» What you should do
Your output is the lines from the first one to the one containing "import plotly.graph_objects as go", repeated exactly, with images left out.

» Source material
---
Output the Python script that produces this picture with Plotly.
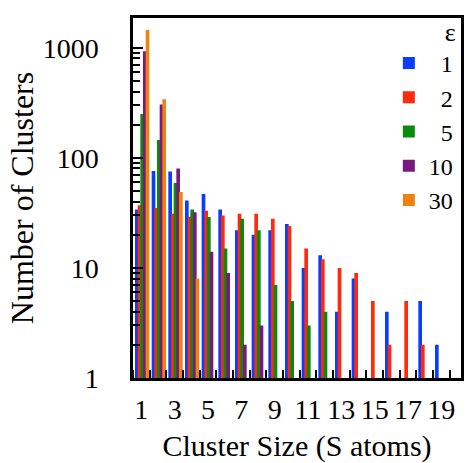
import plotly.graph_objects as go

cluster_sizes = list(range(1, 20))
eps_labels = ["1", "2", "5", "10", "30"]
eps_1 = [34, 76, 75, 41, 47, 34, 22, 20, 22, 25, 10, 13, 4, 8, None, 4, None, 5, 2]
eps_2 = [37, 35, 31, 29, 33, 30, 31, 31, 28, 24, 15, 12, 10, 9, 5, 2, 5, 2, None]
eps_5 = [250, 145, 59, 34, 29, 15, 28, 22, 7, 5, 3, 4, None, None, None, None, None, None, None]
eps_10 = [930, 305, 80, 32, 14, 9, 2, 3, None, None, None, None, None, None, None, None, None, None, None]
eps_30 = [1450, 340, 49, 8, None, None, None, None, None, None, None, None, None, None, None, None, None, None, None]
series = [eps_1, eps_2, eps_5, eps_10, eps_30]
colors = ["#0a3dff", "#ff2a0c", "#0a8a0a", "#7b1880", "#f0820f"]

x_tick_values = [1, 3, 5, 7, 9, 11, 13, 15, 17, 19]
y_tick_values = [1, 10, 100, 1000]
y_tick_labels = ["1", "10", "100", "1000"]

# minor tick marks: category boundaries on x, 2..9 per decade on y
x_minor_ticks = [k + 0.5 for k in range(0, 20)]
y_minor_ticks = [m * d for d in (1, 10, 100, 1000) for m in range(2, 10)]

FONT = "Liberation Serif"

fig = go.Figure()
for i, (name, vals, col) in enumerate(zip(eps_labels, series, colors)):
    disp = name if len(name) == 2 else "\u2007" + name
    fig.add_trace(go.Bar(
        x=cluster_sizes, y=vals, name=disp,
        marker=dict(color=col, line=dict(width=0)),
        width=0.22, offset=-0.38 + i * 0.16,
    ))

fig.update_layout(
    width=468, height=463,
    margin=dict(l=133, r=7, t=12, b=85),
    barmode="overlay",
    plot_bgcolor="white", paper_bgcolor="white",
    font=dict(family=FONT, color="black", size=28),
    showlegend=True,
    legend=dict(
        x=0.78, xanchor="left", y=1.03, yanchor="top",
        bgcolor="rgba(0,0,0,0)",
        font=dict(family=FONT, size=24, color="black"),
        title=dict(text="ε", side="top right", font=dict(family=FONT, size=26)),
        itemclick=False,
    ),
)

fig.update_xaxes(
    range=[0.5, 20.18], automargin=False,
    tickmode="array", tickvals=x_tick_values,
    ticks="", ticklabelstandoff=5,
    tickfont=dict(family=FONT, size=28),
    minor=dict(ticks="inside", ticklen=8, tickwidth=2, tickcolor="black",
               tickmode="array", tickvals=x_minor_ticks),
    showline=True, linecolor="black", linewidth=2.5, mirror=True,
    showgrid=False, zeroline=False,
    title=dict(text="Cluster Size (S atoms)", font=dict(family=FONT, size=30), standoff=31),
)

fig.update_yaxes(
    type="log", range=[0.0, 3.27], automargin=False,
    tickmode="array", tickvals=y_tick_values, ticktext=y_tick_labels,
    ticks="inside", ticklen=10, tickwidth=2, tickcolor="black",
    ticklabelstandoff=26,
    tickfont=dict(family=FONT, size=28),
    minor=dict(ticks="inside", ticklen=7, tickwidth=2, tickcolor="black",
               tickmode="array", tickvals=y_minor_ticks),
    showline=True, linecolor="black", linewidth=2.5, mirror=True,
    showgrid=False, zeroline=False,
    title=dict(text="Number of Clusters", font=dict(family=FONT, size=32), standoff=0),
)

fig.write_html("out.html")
---
» Finished answer
Output the Python script that produces this picture with Plotly.
import plotly.graph_objects as go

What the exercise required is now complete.